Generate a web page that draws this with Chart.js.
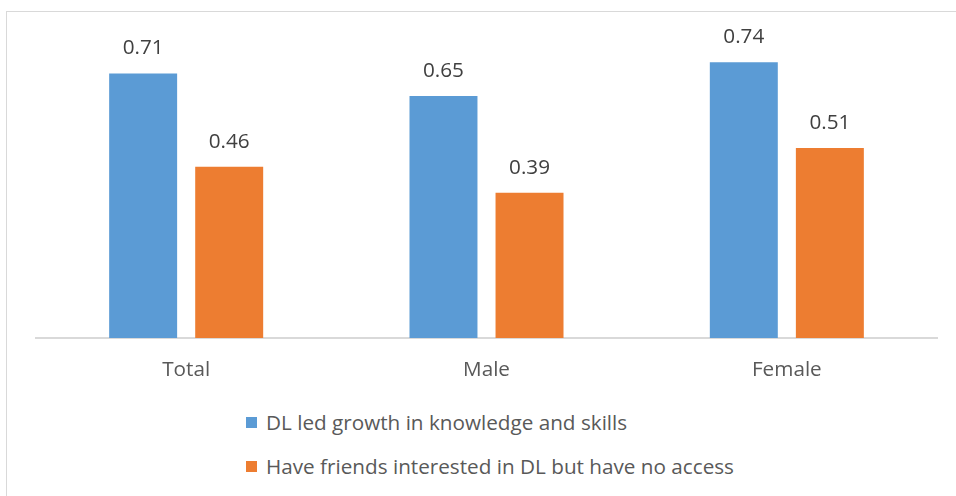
<!DOCTYPE html>
<html lang="en">
  <head>
    <meta charset="UTF-8" />
    <title>DL growth and access</title>
    <script src="https://cdn.jsdelivr.net/npm/chart.js"></script>
    <style>
      body {
        margin: 0;
        background: #ffffff;
        font-family: "Open Sans", sans-serif;
        color: #595959;
        overflow: hidden;
      }

      #frame {
        position: absolute;
        left: 6px;
        top: 11px;
        width: 1000px;
        height: 600px;
        border: 1px solid #d9d9d9;
      }

      #wrap {
        position: absolute;
        left: 0;
        top: 0;
        width: 956px;
        height: 400px;
      }

      #legend {
        position: absolute;
        left: 246px;
        top: 400px;
        font-size: 20.7px;
      }

      .item {
        height: 44px;
        display: flex;
        align-items: center;
      }

      .swatch {
        width: 11px;
        height: 11px;
        margin-right: 9px;
      }
    </style>
  </head>
  <body>
    <div id="frame"></div>
    <div id="wrap"><canvas id="chart" width="956" height="400"></canvas></div>
    <div id="legend"></div>

    <script>
      const categories = ["Total", "Male", "Female"];
      const growthValues = [0.71, 0.65, 0.74];
      const noAccessValues = [0.46, 0.39, 0.51];
      const seriesNames = [
        "DL led growth in knowledge and skills",
        "Have friends interested in DL but have no access",
      ];
      const seriesColors = ["#5b9bd5", "#ed7d31"];

      // value labels above each bar
      const barLabels = {
        id: "barLabels",
        afterDatasetsDraw(chart) {
          const ctx = chart.ctx;
          ctx.save();
          ctx.font = '20.7px "Open Sans"';
          ctx.fillStyle = "#404040";
          ctx.textAlign = "center";
          ctx.textBaseline = "middle";
          chart.data.datasets.forEach((ds, i) => {
            chart.getDatasetMeta(i).data.forEach((bar, j) => {
              ctx.fillText(ds.data[j].toFixed(2), bar.x, bar.y - 25);
            });
          });
          ctx.restore();
        },
      };

      const chart = new Chart(document.getElementById("chart"), {
        type: "bar",
        data: {
          labels: categories,
          datasets: [
            {
              label: seriesNames[0],
              data: growthValues,
              backgroundColor: seriesColors[0],
            },
            {
              label: seriesNames[1],
              data: noAccessValues,
              backgroundColor: seriesColors[1],
            },
          ],
        },
        options: {
          responsive: false,
          animation: false,
          categoryPercentage: 0.573,
          barPercentage: 0.79,
          layout: { padding: { left: 36, right: 19, top: 40, bottom: 10 } },
          plugins: {
            legend: { display: false },
            tooltip: { enabled: false },
          },
          scales: {
            x: {
              grid: { display: false },
              border: { color: "#d9d9d9", width: 2 },
              ticks: {
                color: "#595959",
                font: { family: "Open Sans", size: 20.7 },
                padding: 12,
              },
              afterFit(scale) {
                scale.height = 52;
              },
            },
            y: {
              display: false,
              min: 0,
              max: 0.8,
            },
          },
        },
        plugins: [barLabels],
      });

      // legend stacked below the plot
      const legend = document.getElementById("legend");
      chart.data.datasets.forEach((ds) => {
        const row = document.createElement("div");
        row.className = "item";
        const sw = document.createElement("span");
        sw.className = "swatch";
        sw.style.background = ds.backgroundColor;
        row.appendChild(sw);
        row.appendChild(document.createTextNode(ds.label));
        legend.appendChild(row);
      });
    </script>
  </body>
</html>
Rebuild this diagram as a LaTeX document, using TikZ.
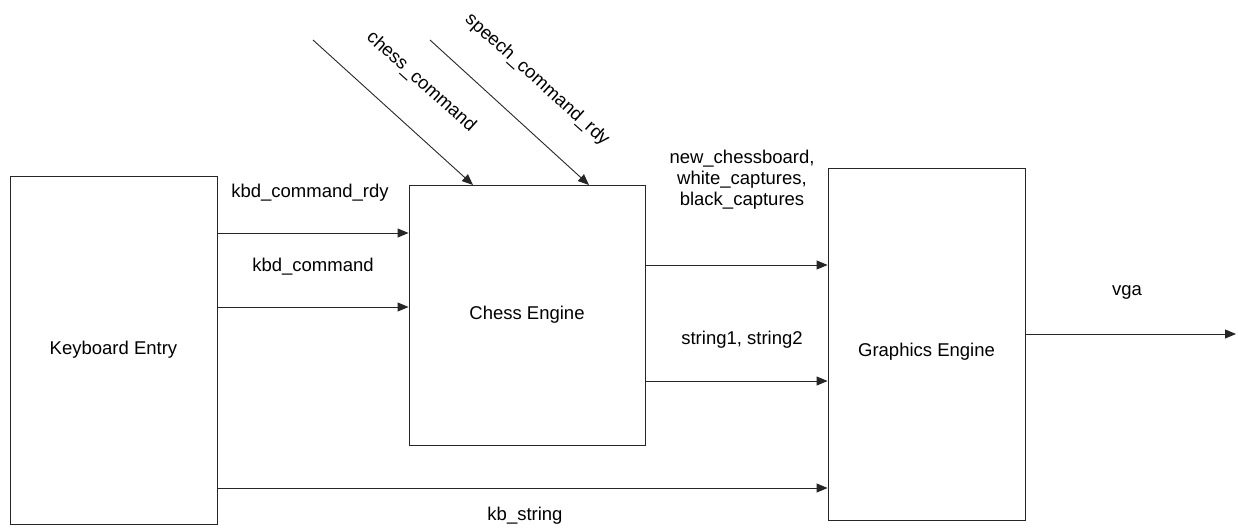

-------

→ **Task to carry out**
Transcribe the records word for word and include no pictures.

→ **Result of this task**
Generate a web page that draws this with Chart.js.
<!DOCTYPE html>
<html lang="en">
  <head>
    <meta charset="UTF-8" />
    <title>DL growth and access</title>
    <script src="https://cdn.jsdelivr.net/npm/chart.js"></script>
    <style>
      body {
        margin: 0;
        background: #ffffff;
        font-family: "Open Sans", sans-serif;
        color: #595959;
        overflow: hidden;
      }

      #frame {
        position: absolute;
        left: 6px;
        top: 11px;
        width: 1000px;
        height: 600px;
        border: 1px solid #d9d9d9;
      }

      #wrap {
        position: absolute;
        left: 0;
        top: 0;
        width: 956px;
        height: 400px;
      }

      #legend {
        position: absolute;
        left: 246px;
        top: 400px;
        font-size: 20.7px;
      }

      .item {
        height: 44px;
        display: flex;
        align-items: center;
      }

      .swatch {
        width: 11px;
        height: 11px;
        margin-right: 9px;
      }
    </style>
  </head>
  <body>
    <div id="frame"></div>
    <div id="wrap"><canvas id="chart" width="956" height="400"></canvas></div>
    <div id="legend"></div>

    <script>
      const categories = ["Total", "Male", "Female"];
      const growthValues = [0.71, 0.65, 0.74];
      const noAccessValues = [0.46, 0.39, 0.51];
      const seriesNames = [
        "DL led growth in knowledge and skills",
        "Have friends interested in DL but have no access",
      ];
      const seriesColors = ["#5b9bd5", "#ed7d31"];

      // value labels above each bar
      const barLabels = {
        id: "barLabels",
        afterDatasetsDraw(chart) {
          const ctx = chart.ctx;
          ctx.save();
          ctx.font = '20.7px "Open Sans"';
          ctx.fillStyle = "#404040";
          ctx.textAlign = "center";
          ctx.textBaseline = "middle";
          chart.data.datasets.forEach((ds, i) => {
            chart.getDatasetMeta(i).data.forEach((bar, j) => {
              ctx.fillText(ds.data[j].toFixed(2), bar.x, bar.y - 25);
            });
          });
          ctx.restore();
        },
      };

      const chart = new Chart(document.getElementById("chart"), {
        type: "bar",
        data: {
          labels: categories,
          datasets: [
            {
              label: seriesNames[0],
              data: growthValues,
              backgroundColor: seriesColors[0],
            },
            {
              label: seriesNames[1],
              data: noAccessValues,
              backgroundColor: seriesColors[1],
            },
          ],
        },
        options: {
          responsive: false,
          animation: false,
          categoryPercentage: 0.573,
          barPercentage: 0.79,
          layout: { padding: { left: 36, right: 19, top: 40, bottom: 10 } },
          plugins: {
            legend: { display: false },
            tooltip: { enabled: false },
          },
          scales: {
            x: {
              grid: { display: false },
              border: { color: "#d9d9d9", width: 2 },
              ticks: {
                color: "#595959",
                font: { family: "Open Sans", size: 20.7 },
                padding: 12,
              },
              afterFit(scale) {
                scale.height = 52;
              },
            },
            y: {
              display: false,
              min: 0,
              max: 0.8,
            },
          },
        },
        plugins: [barLabels],
      });

      // legend stacked below the plot
      const legend = document.getElementById("legend");
      chart.data.datasets.forEach((ds) => {
        const row = document.createElement("div");
        row.className = "item";
        const sw = document.createElement("span");
        sw.className = "swatch";
        sw.style.background = ds.backgroundColor;
        row.appendChild(sw);
        row.appendChild(document.createTextNode(ds.label));
        legend.appendChild(row);
      });
    </script>
  </body>
</html>
Rebuild this diagram as a LaTeX document, using TikZ.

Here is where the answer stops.